Diritti

Siamo schiavi delle multinazionali

Sfruttamento dei lavoratori, una piaga che continua e che amplia il fenomeno dello schiavismo nei nostri giorni, soprattutto nei confronti dei migranti. La crescita dell’economia globale ha portato ad un deficit sociale che schiaccia i più deboli. Come si stanno comportando le multinazionali?

L’Organizzazione Internazionale del Lavoro stima che quasi 21 milioni di persone sono attualmente coinvolte in qualche forma di lavoro forzato.

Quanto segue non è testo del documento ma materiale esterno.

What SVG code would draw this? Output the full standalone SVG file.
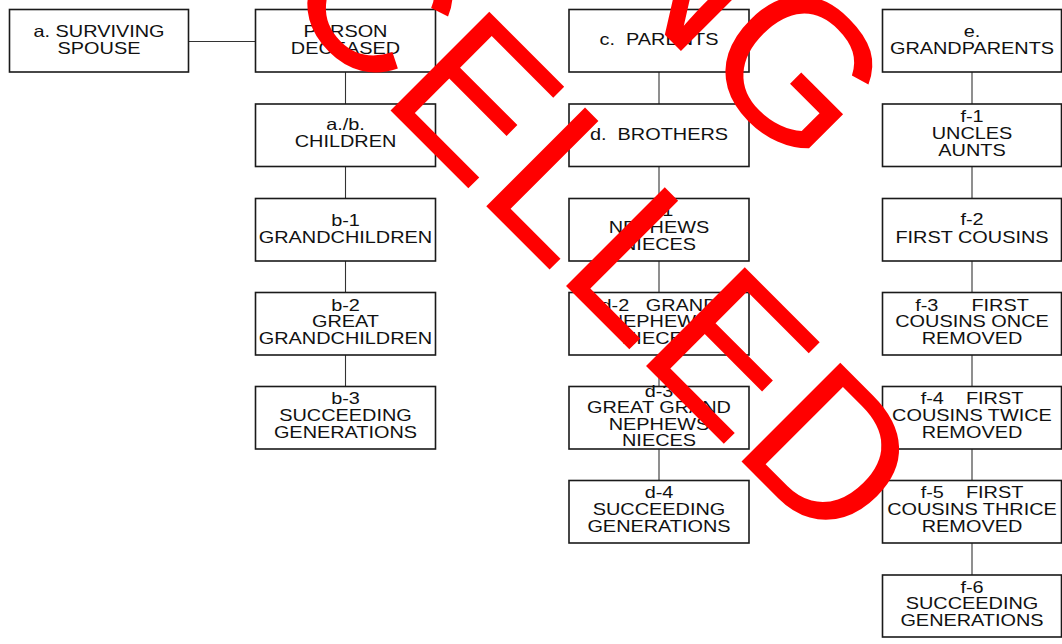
<svg xmlns="http://www.w3.org/2000/svg" width="1062" height="644" viewBox="0 0 1062 644">
<style>
.box{fill:#fff;stroke:#1a1a1a;stroke-width:1.6}
.con{stroke:#333;stroke-width:1.1;fill:none}
.t text{font-family:"Liberation Sans",Arial,sans-serif;font-size:16.3px;fill:#111;text-anchor:middle;white-space:pre}
.wm{font-family:"Liberation Sans",Arial,sans-serif;font-size:203px;fill:#ff0000}
</style>
<rect width="1062" height="644" fill="#fff"/>
<g id="connectors">
<line class="con" x1="188.5" y1="41.5" x2="255.5" y2="41.5"/>
<line class="con" x1="345.5" y1="72" x2="345.5" y2="104"/>
<line class="con" x1="345.5" y1="166.5" x2="345.5" y2="198.5"/>
<line class="con" x1="345.5" y1="261" x2="345.5" y2="292.5"/>
<line class="con" x1="345.5" y1="355" x2="345.5" y2="386.5"/>
<line class="con" x1="659" y1="72" x2="659" y2="104"/>
<line class="con" x1="659" y1="166.5" x2="659" y2="198.5"/>
<line class="con" x1="659" y1="261" x2="659" y2="292.5"/>
<line class="con" x1="659" y1="355" x2="659" y2="386.5"/>
<line class="con" x1="659" y1="449" x2="659" y2="480.5"/>
<line class="con" x1="972" y1="72" x2="972" y2="104"/>
<line class="con" x1="972" y1="166.5" x2="972" y2="198.5"/>
<line class="con" x1="972" y1="261" x2="972" y2="292.5"/>
<line class="con" x1="972" y1="355" x2="972" y2="386.5"/>
<line class="con" x1="972" y1="449" x2="972" y2="480.5"/>
<line class="con" x1="972" y1="543" x2="972" y2="575"/>
</g>
<g id="spouse"><rect class="box" x="9.5" y="9.5" width="179" height="62.5"/><g class="t" transform="translate(99 0) scale(1.22 1)"><text y="36.7">a. SURVIVING</text><text y="54">SPOUSE</text></g></g>
<g id="deceased"><rect class="box" x="255.5" y="9.5" width="180" height="62.5"/><g class="t" transform="translate(345.5 0) scale(1.22 1)"><text y="36.7">PERSON</text><text y="54">DECEASED</text></g></g>
<g id="children"><rect class="box" x="255.5" y="104" width="180" height="62.5"/><g class="t" transform="translate(345.5 0) scale(1.22 1)"><text y="130">a./b.</text><text y="147.3">CHILDREN</text></g></g>
<g id="grandchildren"><rect class="box" x="255.5" y="198.5" width="180" height="62.5"/><g class="t" transform="translate(345.5 0) scale(1.22 1)"><text y="226.2">b-1</text><text y="243.3">GRANDCHILDREN</text></g></g>
<g id="greatgrandchildren"><rect class="box" x="255.5" y="292.5" width="180" height="62.5"/><g class="t" transform="translate(345.5 0) scale(1.22 1)"><text y="310.7">b-2</text><text y="327.5">GREAT</text><text y="344.3">GRANDCHILDREN</text></g></g>
<g id="b3"><rect class="box" x="255.5" y="386.5" width="180" height="62.5"/><g class="t" transform="translate(345.5 0) scale(1.22 1)"><text y="404">b-3</text><text y="420.8">SUCCEEDING</text><text y="437.6">GENERATIONS</text></g></g>
<g id="parents"><rect class="box" x="569" y="9.5" width="180" height="62.5"/><g class="t" transform="translate(659 0) scale(1.22 1)"><text y="45">c.  PARENTS</text></g></g>
<g id="brothers"><rect class="box" x="569" y="104" width="180" height="62.5"/><g class="t" transform="translate(659 0) scale(1.22 1)"><text y="140">d.  BROTHERS</text></g></g>
<g id="nephews"><rect class="box" x="569" y="198.5" width="180" height="62.5"/><g class="t" transform="translate(659 0) scale(1.22 1)"><text y="216.5">d-1</text><text y="233.3">NEPHEWS</text><text y="250">NIECES</text></g></g>
<g id="grandnephews"><rect class="box" x="569" y="292.5" width="180" height="62.5"/><g class="t" transform="translate(659 0) scale(1.22 1)"><text y="310.7">d-2   GRAND</text><text y="327.5">NEPHEWS</text><text y="344.3">NIECES</text></g></g>
<g id="greatgrandnephews"><rect class="box" x="569" y="386.5" width="180" height="62.5"/><g class="t" transform="translate(659 0) scale(1.22 1)"><text y="397.3">d-3</text><text y="413.5">GREAT GRAND</text><text y="430">NEPHEWS</text><text y="446">NIECES</text></g></g>
<g id="d4"><rect class="box" x="569" y="480.5" width="180" height="62.5"/><g class="t" transform="translate(659 0) scale(1.22 1)"><text y="498.3">d-4</text><text y="515.3">SUCCEEDING</text><text y="532.3">GENERATIONS</text></g></g>
<g id="grandparents"><rect class="box" x="882.5" y="9.5" width="179" height="62.5"/><g class="t" transform="translate(972 0) scale(1.22 1)"><text y="36.7">e.</text><text y="54">GRANDPARENTS</text></g></g>
<g id="uncles"><rect class="box" x="882.5" y="104" width="179" height="62.5"/><g class="t" transform="translate(972 0) scale(1.22 1)"><text y="121.7">f-1</text><text y="139.3">UNCLES</text><text y="156">AUNTS</text></g></g>
<g id="firstcousins"><rect class="box" x="882.5" y="198.5" width="179" height="62.5"/><g class="t" transform="translate(972 0) scale(1.22 1)"><text y="225.5">f-2</text><text y="242.8">FIRST COUSINS</text></g></g>
<g id="f3"><rect class="box" x="882.5" y="292.5" width="179" height="62.5"/><g class="t" transform="translate(972 0) scale(1.22 1)"><text y="310.7">f-3      FIRST</text><text y="327.5">COUSINS ONCE</text><text y="344.3">REMOVED</text></g></g>
<g id="f4"><rect class="box" x="882.5" y="386.5" width="179" height="62.5"/><g class="t" transform="translate(972 0) scale(1.22 1)"><text y="404.3">f-4    FIRST</text><text y="421.5">COUSINS TWICE</text><text y="438.3">REMOVED</text></g></g>
<g id="f5"><rect class="box" x="882.5" y="480.5" width="179" height="62.5"/><g class="t" transform="translate(972 0) scale(1.22 1)"><text y="498.3">f-5    FIRST</text><text y="515.2">COUSINS THRICE</text><text y="532.3">REMOVED</text></g></g>
<g id="f6"><rect class="box" x="882.5" y="575" width="179" height="62"/><g class="t" transform="translate(972 0) scale(1.22 1)"><text y="592.7">f-6</text><text y="609.5">SUCCEEDING</text><text y="626.5">GENERATIONS</text></g></g>
<g id="watermark">
<text class="wm" transform="translate(589,-41) rotate(45)">NG</text>
<text class="wm" transform="translate(-28,-308) rotate(45)">CANCELLED</text>
</g>
</svg>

Una circostanza che coinvolge 14,2 milioni di attività economiche, comprese agricoltura, edilizia, lavoro domestico e lavoro in fabbrica.

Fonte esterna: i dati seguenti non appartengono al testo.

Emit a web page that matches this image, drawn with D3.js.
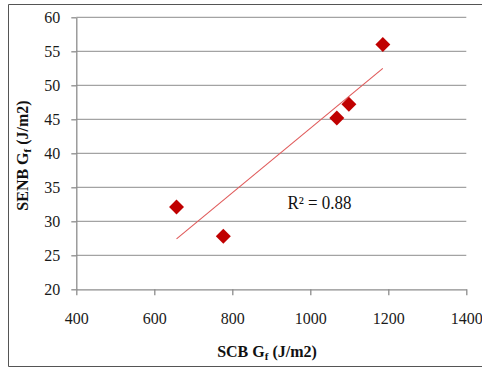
<!DOCTYPE html>
<html>
<head>
<meta charset="utf-8">
<script src="https://cdn.jsdelivr.net/npm/d3@7/dist/d3.min.js"></script>
<style>
  html, body { margin: 0; padding: 0; background: #fff; }
  svg { display: block; }
</style>
</head>
<body>
<svg id="chart" width="482" height="368"></svg>
<script>
// ---- data ----
const scbGf  = [657, 777, 1068, 1099, 1186];     // x: SCB Gf (J/m2)
const senbGf = [32.1, 27.8, 45.2, 47.2, 56.0];   // y: SENB Gf (J/m2)
const xTicks = [400, 600, 800, 1000, 1200, 1400];
const yTicks = [20, 25, 30, 35, 40, 45, 50, 55, 60];
const xDomain = [400, 1400];
const yDomain = [20, 60];
const r2Label = "R² = 0.88";

const svg = d3.select("#chart");
const serif = "'Liberation Serif', 'Times New Roman', serif";

// outer frame (right edge cropped in reference)
svg.append("path")
  .attr("d", "M490,4.5 H8.5 V366.5 H490")
  .attr("fill", "none").attr("stroke", "#555").attr("stroke-width", 1);

const x = d3.scaleLinear().domain(xDomain).range([76.3, 466.3]);
const y = d3.scaleLinear().domain(yDomain).range([289.3, 17.3]);

// horizontal gridlines
svg.append("g").selectAll("line").data(yTicks.filter(v => v !== yDomain[0])).join("line")
  .attr("x1", x(xDomain[0])).attr("x2", x(xDomain[1]))
  .attr("y1", d => y(d)).attr("y2", d => y(d))
  .attr("stroke", "#a3a3a3").attr("stroke-width", 1.3);

// axes
const gx = svg.append("g").attr("transform", `translate(0,${y(yDomain[0])})`)
  .call(d3.axisBottom(x).tickValues(xTicks).tickSize(6).tickSizeOuter(0).tickPadding(17).tickFormat(d3.format("d")));
const gy = svg.append("g").attr("transform", `translate(${x(xDomain[0])},0)`)
  .call(d3.axisLeft(y).tickValues(yTicks).tickSize(5).tickSizeOuter(0).tickPadding(11).tickFormat(d3.format("d")));

[gx, gy].forEach(g => {
  g.selectAll("path.domain").attr("stroke", "#8c8c8c").attr("stroke-width", 1.3);
  g.selectAll(".tick line").attr("stroke", "#8c8c8c").attr("stroke-width", 1.3);
  g.selectAll(".tick text").attr("font-family", serif).attr("font-size", 16).attr("fill", "#1a1a1a");
});

// linear regression trendline computed from the data
const n = scbGf.length;
const mx = d3.mean(scbGf), my = d3.mean(senbGf);
let sxy = 0, sxx = 0;
for (let i = 0; i < n; i++) {
  sxy += (scbGf[i] - mx) * (senbGf[i] - my);
  sxx += (scbGf[i] - mx) ** 2;
}
const slope = sxy / sxx, intercept = my - slope * mx;
const [xmin, xmax] = d3.extent(scbGf);
svg.append("line")
  .attr("x1", x(xmin)).attr("y1", y(intercept + slope * xmin))
  .attr("x2", x(xmax)).attr("y2", y(intercept + slope * xmax))
  .attr("stroke", "#e05a5a").attr("stroke-width", 1.1);

// markers (diamonds)
const sym = d3.symbol(d3.symbolSquare, 112);
svg.append("g").selectAll("path").data(d3.range(n)).join("path")
  .attr("d", sym)
  .attr("transform", i => `translate(${x(scbGf[i])},${y(senbGf[i])}) rotate(45)`)
  .attr("fill", "#c00000");

// R² label
svg.append("text")
  .attr("x", 287.5).attr("y", 208.5)
  .attr("font-family", serif).attr("font-size", 18).attr("fill", "#111")
  .attr("textLength", 64).attr("lengthAdjust", "spacingAndGlyphs")
  .text(r2Label);

// axis titles
const xt = svg.append("text")
  .attr("x", 267).attr("y", 356.7).attr("text-anchor", "middle")
  .attr("font-family", serif).attr("font-size", 16).attr("font-weight", "bold").attr("fill", "#111");
xt.append("tspan").text("SCB G");
xt.append("tspan").attr("font-size", 11).attr("dy", 3).text("f");
xt.append("tspan").attr("dy", -3).text(" (J/m2)");

const yt = svg.append("text")
  .attr("transform", "translate(28,155.5) rotate(-90)").attr("text-anchor", "middle")
  .attr("font-family", serif).attr("font-size", 16).attr("font-weight", "bold").attr("fill", "#111");
yt.append("tspan").text("SENB G");
yt.append("tspan").attr("font-size", 11).attr("dy", 3).text("f");
yt.append("tspan").attr("dy", -3).text(" (J/m2)");
</script>
</body>
</html>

Molte vittime dello sfruttamento sul lavoro sono state coinvolte nel traffico umano tra confini nazionali, una vera e propria tratta illegale di esseri umani. Secondo le stime dell’ILO, il 44% di coloro che si trovano in una condizione di schiavismo sul lavoro sono anche vittime della tratta illegale.

Lo sfruttamento del lavoro minorileemerge come una questione determinante in questo secolo e non può essere tralasciata dalle parti interessate. Le multinazionali dovrebbero agire di più per arginare il fenomeno, a partire da maggiori controlli sulle sedi di approvvigionamento delle materie prime, dove il fenomeno è maggiore.

Le multinazionali dovrebbero pensare di più alla CSR. Le aziende negli ultimi decenni hanno fatto ben poco per arginare il fenomeno, di cui si sono invece occupate le associazioni di volontariato.

Ora sia l’Europa che gli Stati Uniti stanno iniziando a muoversi verso la trasparenza obbligatoria per le aziende e le multinazionali. Una trasparenza che riguarda tutte le pratiche: diritti umani, diritti dei lavoratori, impatti e politiche sociali.

Negli ultimi decenni le multinazionali sono cresciute in modo significativo in termini di guadagni, dimensioni, controllo delle risorse e influenza sociale. Il loro potere economico, nei casi delle maggiori reaktà, è simile a quello dei Governi statali.

Ecco allora che si rende necessario intervenire almeno con un salario minimo per le popolazioni che in alcune parti del mondo lavorano a favore delle multinazionali senza ricevere alcun beneficio economico. Purtroppo le regioni più povere del mondo, meno controllate per quanto riguarda le leggi sul lavoro, aprono la strada a pratiche disumane nel trattamento dei lavoratori.

La soluzione? Si parla di pratiche commerciali responsabili che vadano a beneficio non soltanto dei lavoratori, ma anche delle stesse aziende, accanto a regole di trasparenza da rispettare fino in fondo per quanto riguarda la catena di approvvigionamento. L’obiettivo finale è un’economia globale libera dal lavoro forzato, dallo sfruttamento, dal traffico di esseri umani e dagli abusi. Ma la scelta del percorso giusto da seguire sembra ancora ardua.